I then thought about it , maybe it could be faked.
I hope it is fake, the idea that stuff like this happens in real life makes me angry.

 
It's CNN so it must be true. If it had been Fox news, then the lefties would have beaten me to first reply.
 
Could not open the video but ref to selling thete daughters ?

Been going on for decades in some of these dire ear a Stan places which are hell on earth for girls

My sister witnessed the shocking treatment of young girls in either Somalia or Sudan
 
I watched this video and found it quite disturbing.
I then thought about it , maybe it could be faked.
I hope it is fake, the idea that stuff like this happens in real life makes me angry.

I read an article in the Times about this a couple of years ago. A carpenter told how he was forced to sell his daughter since the family had nothing left. Desperate times...many folk in the country barely have two sticks to start a fire in order to survive. Not surprising after 45 years of constant war. What would you do in his position?
 
I read an article in the Times about this a couple of years ago. A carpenter told how he was forced to sell his daughter since the family had nothing left. Desperate times...many folk in the country barely have two sticks to start a fire in order to survive. Not surprising after 45 years of constant war. What would you do in his position?
Are you a real person?
 
Could not open the video but ref to selling thete daughters ?

Been going on for decades in some of these dire ear a Stan places which are hell on earth for girls

My sister witnessed the shocking treatment of young girls in either Somalia or Sudan
yeah; it's shocking what goes on in Third World countries...

The National Archives of Ireland contain just a few snippets, but they are enough to make clear that State officials in 1950s Ireland knew the country was a centre for illegal international baby trafficking.

Unmarried mother Philomena Lee was forced to give up her son to Irish nuns, who sold him on to rich Americans. For decades she tried to find him. A chance meeting with Martin Sixsmith eventually uncovered the truth

the Guardian
 
yeah; it's shocking what goes on in Third World countries...

The National Archives of Ireland contain just a few snippets, but they are enough to make clear that State officials in 1950s Ireland knew the country was a centre for illegal international baby trafficking.

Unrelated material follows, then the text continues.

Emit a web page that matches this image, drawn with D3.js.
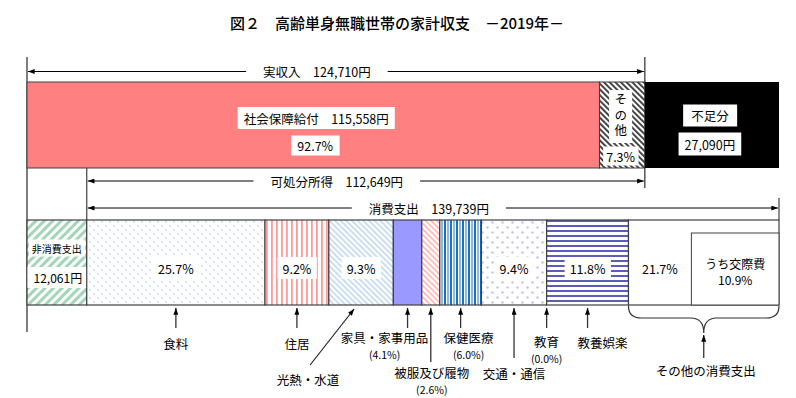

Unmarried mother Philomena Lee was forced to give up her son to Irish nuns, who sold him on to rich Americans. For decades she tried to find him. A chance meeting with Martin Sixsmith eventually uncovered the truth

the Guardian

Than of course there was the magdolin (?) laundry caper in Ireland afaik carried on into the 70s ??
 
There was also of course the 'stolen generations' in Australia also up to the 70's...

And the British policy (Home Children) of sending 100,000 children to Australia/Canada/New Zealand/South Africa which also only ended in the 70's

"A parliamentary inquiry in Britain found that many migrant children were subjected to systematic abuse in religious schools in Australia, New Zealand and other countries"
 
Than of course there is (?) the massive cover up of the sexual abuse of children in the Catholic Church still going on ( probably )
 
There are other forms of selling/exploitation too...

Children crying out for stability are paying the highest price for Britain’s chaotic and exploitative residential care

"Children’s residential care, foster care and special schools have steadily been taken over – with the blessing of successive governments – by profit-making companies. Private agencies now own 36% of the fostering sector in England, while profit-making corporations own 83% of children’s residential care. “Blocks of provision” – which means numbers of children – are traded from one company to another. How much is a human being worth? The value of a child on the books, as the dedicated journalist Martin Barrow documents, is £100,000"

"Children in residential care, on average, generate £910 each of profit a week for the corporations that control them"

"The system is in crisis, but crisis is lucrative"
 
There was also of course the 'stolen generations' in Australia also up to the 70's...

And the British policy (Home Children) of sending 100,000 children to Australia/Canada/New Zealand/South Africa which also only ended in the 70's

"A parliamentary inquiry in Britain found that many migrant children were subjected to systematic abuse in religious schools in Australia, New Zealand and other countries"

Historically I think all countries and it's people have its dark moments that would now be illegal.


Some have grown with time.
Some still live within the middle ages and ancient law that some still live by.
 
The common thread seems to be poverty.
In the West kids were routinely sent to orphanages or sold to better off families.
Religion plays a part but rich Muslims or Christians don't get rid of their kids in the same manner.
 
Think back in time to what age people needed to be to work here. One of my nan's told me that she mostly grew up on a farm as her parents couldn't afford her. She died in her early 90's rather a long time ago now.

You might conclude that work fixes this Afghan problem but a good fix also needs wealth to allow the age to be increased.